Nach dem 0:3 in Amsterdam gegen die Niederlande und dem Sturz auf den letzten Gruppenplatz in der Nations League wird alles hinterfragt rund um die Nationalmannschaft – nicht nur der Bundestrainer. Auch Neuer, mit 32 Jahren der Älteste im Kader, scheint nach der WM und dem neuen Debakel in Holland den Status des Unantastbaren einzubüßen.

Am Montagnachmittag vor dem Abschlusstraining sollte Neuer neben Bundestrainer Joachim Löw im Stade de France zur Pressekonferenz erscheinen und zur Lage der Fußball-Nation Deutschland sprechen. Sie ist ernst. «Wir sind uns unserer Lage bewusst, das, was im Sommer passiert ist. Das ist jetzt wieder eine Riesenenttäuschung für uns», hatte Neuer nach der bitteren Niederlage in Amsterdam geäußert.
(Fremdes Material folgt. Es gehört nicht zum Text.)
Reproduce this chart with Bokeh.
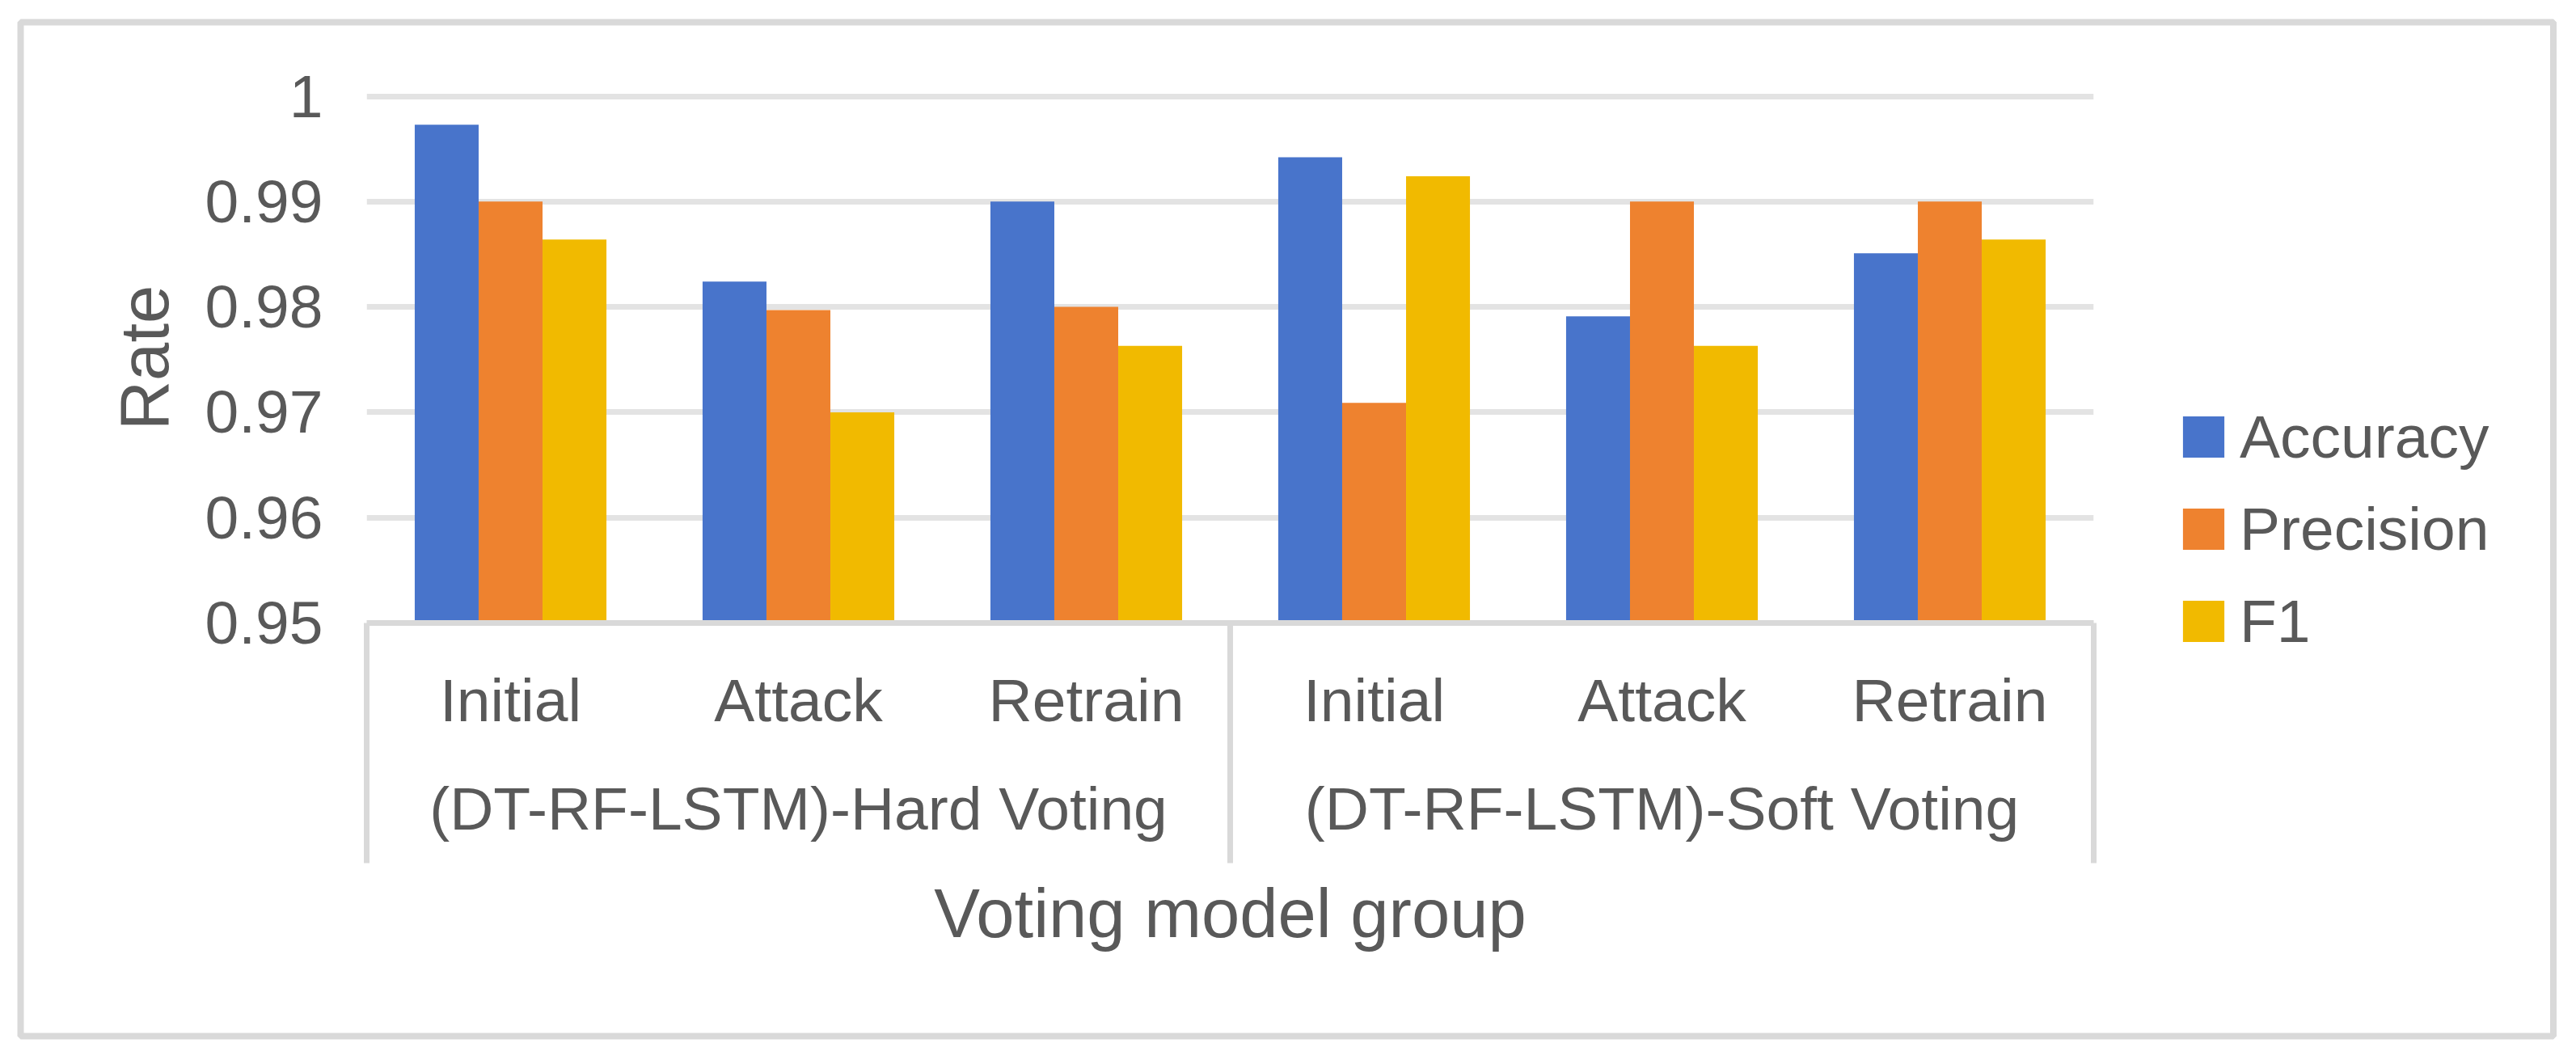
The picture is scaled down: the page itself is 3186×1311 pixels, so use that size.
from bokeh.plotting import figure
from bokeh.models import (FactorRange, Range1d, ColumnDataSource, FixedTicker,
                          CustomJSTickFormatter, Legend, LegendItem)
from bokeh.transform import dodge
from bokeh.embed import file_html
from bokeh.resources import INLINE

# ---------------- data ----------------
groups = ["(DT-RF-LSTM)-Hard Voting", "(DT-RF-LSTM)-Soft Voting"]
stages = ["Initial", "Attack", "Retrain"]
accuracy = [0.9973, 0.9824, 0.9900, 0.9942, 0.9791, 0.9851]
precision = [0.9900, 0.9797, 0.9800, 0.9709, 0.9900, 0.9900]
f1 = [0.9864, 0.9700, 0.9763, 0.9924, 0.9763, 0.9864]
series_names = ["Accuracy", "Precision", "F1"]
y_ticks = [0.95, 0.96, 0.97, 0.98, 0.99, 1.0]

# ---------------- style ----------------
colors = ["#4874CB", "#EE822F", "#F1BA00"]
FONT = "Liberation Sans"
TXT = "#595959"
LINE = "#d9d9d9"
GRID = "#e3e3e3"

factors = [(g, s) for g in groups for s in stages]
source = ColumnDataSource(dict(x=factors, Accuracy=accuracy, Precision=precision, F1=f1))

W, H = 3170, 1295
ML, MR, MT, MB = 453, 581, 114, 525          # frame: x 453..2589, y 114..770
PX_PER_CAT = (W - ML - MR) / len(factors)
Y0 = 0.95
PX_PER_UNIT = 13030.0
y_end = Y0 + (H - MT - MB) / PX_PER_UNIT

p = figure(width=W, height=H,
           x_range=FactorRange(factors=factors, group_padding=0, factor_padding=0, range_padding=0),
           y_range=Range1d(Y0, y_end),
           output_backend="svg", toolbar_location=None,
           min_border_left=ML, min_border_right=MR, min_border_top=MT, min_border_bottom=MB)
p.outline_line_color = None
p.background_fill_color = "white"
p.border_fill_color = "white"

bw = 0.222
offsets = [-bw, 0.0, bw]
renderers = []
for name, col, off in zip(series_names, colors, offsets):
    r = p.vbar(x=dodge("x", off, range=p.x_range), top=name, bottom=Y0, width=bw,
               source=source, fill_color=col, line_color=None)
    renderers.append(r)

# category separators (left edge, between groups, right edge), extending below the axis
sep_bottom = Y0 - 297 / PX_PER_UNIT
sep_src = ColumnDataSource(dict(
    x=[(groups[0], stages[0], -0.5), (groups[1], stages[0], -0.5), (groups[1], stages[-1], 0.5)],
    y0=[Y0] * 3, y1=[sep_bottom] * 3))
p.segment(x0="x", y0="y0", x1="x", y1="y1", source=sep_src, line_color=LINE, line_width=7,
          level="overlay")

# outer chart border (pixel box 25..3157 x 27..1281)
def xoff(px):
    return (groups[0], stages[0], -0.5 + (px - ML) / PX_PER_CAT)

def ydat(py):
    return Y0 + (H - MB - py) / PX_PER_UNIT

border_src = ColumnDataSource(dict(left=[xoff(25)], right=[xoff(3157.5)],
                                   top=[ydat(27)], bottom=[ydat(1281)]))
p.quad(left="left", right="right", top="top", bottom="bottom", source=border_src,
       fill_color=None, line_color=LINE, line_width=8, level="overlay")

# grid
p.xgrid.grid_line_color = None
p.ygrid.ticker = FixedTicker(ticks=y_ticks[1:])
p.ygrid.grid_line_color = GRID
p.ygrid.grid_line_width = 7

# y axis
ya = p.yaxis[0]
ya.ticker = FixedTicker(ticks=y_ticks)
ya.formatter = CustomJSTickFormatter(code="return String(Math.round(tick*100)/100);")
ya.axis_line_color = None
ya.major_tick_line_color = None
ya.minor_tick_line_color = None
ya.major_label_standoff = 48
ya.major_label_text_font = FONT
ya.major_label_text_font_size = "75px"
ya.major_label_text_color = TXT
ya.axis_label = "Rate"
ya.axis_label_text_font = FONT
ya.axis_label_text_font_size = "85px"
ya.axis_label_text_font_style = "normal"
ya.axis_label_text_color = TXT
ya.axis_label_standoff = 25

# x axis
xa = p.xaxis[0]
xa.axis_line_color = LINE
xa.axis_line_width = 7
xa.major_tick_line_color = None
xa.minor_tick_line_color = None
xa.separator_line_color = None
xa.major_label_standoff = 47
xa.major_label_text_font = FONT
xa.major_label_text_font_size = "75px"
xa.major_label_text_color = TXT
xa.group_text_font = FONT
xa.group_text_font_size = "75px"
xa.group_text_font_style = "normal"
xa.group_text_color = TXT
xa.axis_label = "Voting model group"
xa.axis_label_text_font = FONT
xa.axis_label_text_font_size = "85px"
xa.axis_label_text_font_style = "normal"
xa.axis_label_text_color = TXT
xa.axis_label_standoff = 37

# legend (right side panel); negative margin keeps the panel from widening the border
legend = Legend(items=[LegendItem(label=n, renderers=[r]) for n, r in zip(series_names, renderers)],
                location=(104, -41), orientation="vertical",
                glyph_width=64, glyph_height=64, label_standoff=13, spacing=28,
                padding=0, margin=-140, border_line_color=None, background_fill_alpha=0,
                label_text_font=FONT, label_text_font_size="75px", label_text_color=TXT)
p.add_layout(legend, "right")

open("out.html", "w").write(file_html(p, INLINE))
Schon da appellierte der Kapitän, eine Einheit zu bilden. «Wir versuchen, geschlossen aufzutreten und zusammen auch aus dieser negativen Phase rauszukommen.» Neuer erinnerte demonstrativ an das Hinspiel in München, als die deutsche Elf dem Weltmeister dank einer geschlossenen Mannschafts- und Defensivleistung ein 0:0 abrang. «Wir hatten sogar die Chance, zu gewinnen», bemerkte der Schlussmann.

Neuers Rolle im DFB-Kreis hat sich verändert. Die lange Abwesenheit wegen der mehrmaligen Fußverletzung hat den Status des Teamseniors angekratzt. Dass Löw Rückkehrer Neuer vor der WM trotz der langen Wettkampfpause sofort wieder den Nummer-1-Status verlieh, fand nicht nur Konkurrent und Kronprinz Marc-André ter Stegen irritierend.

Neuer war nicht der Schuldige am WM-Debakel. Aber die herausragende Ausstrahlung früherer Zeiten fehlt auf dem Platz. Das Resolute bei hohen Bällen und in der Strafraumbeherrschung geht ihm ab. Das erste Gegentor in Holland nach einer Ecke war ein Beleg.

«Eine Mitschuld habe ich auf jeden Fall», sagte Neuer, der die Szene so schilderte: «Es war eine Torschussflanke, sehr schwer ranzukommen für mich. Wir verlieren dann auch wieder zwei Kopfballduelle. Ich denke, dass ich Mitschuld habe und unsere Defensivspieler auch.»

In der kritisch geführten Debatte um Löws Treue zu den Weltmeistern von 2014 kann Neuer nicht ausgespart werden. Auch Löw attestiert ter Stegen den Status der Weltklasse, die der 26-Jährige beim FC Barcelona regelmäßig nachweist. Trotzdem ist ter Stegen für Löw nur «der kommende Mann». Es liegt an Neuer, die Rangfolge zu bewahren.

Der Kapitän kann selbst nur gut aussehen, wenn die Spieler vor ihm kompakt, stabil und diszipliniert verteidigen. Die Endphase mit zwei weiteren Gegentoren und einem Lattentreffer gegen die Niederlande sei «ein bisschen Harakiri» gewesen, beklagte er. «Da wurdest du eiskalt bestraft», sagte Neuer – und meinte damit auch sich als Torhüter.

Neuer oder ter Stegen? Bei der EM 2020 wird Neuer 34 sein, bei der WM 2022 wäre er 36. Aber er ist der Kapitän und Weltmeistertorwart von 2014. Neuers Länderspielbilanz ist mit 57 Siegen, elf Unentschieden, 13 Niederlagen und 72 Gegentoren in 81 Länderspielen (Schnitt: 0,89) herausragend. Die Debatte um den Weltmeisterbonus und den unter Löw nur zart vollzogenen Umbruch verfolgt Neuer aufmerksam. «Ich glaube nicht, dass es daran gelegen hat», sagte er nach dem 0:3 in Holland.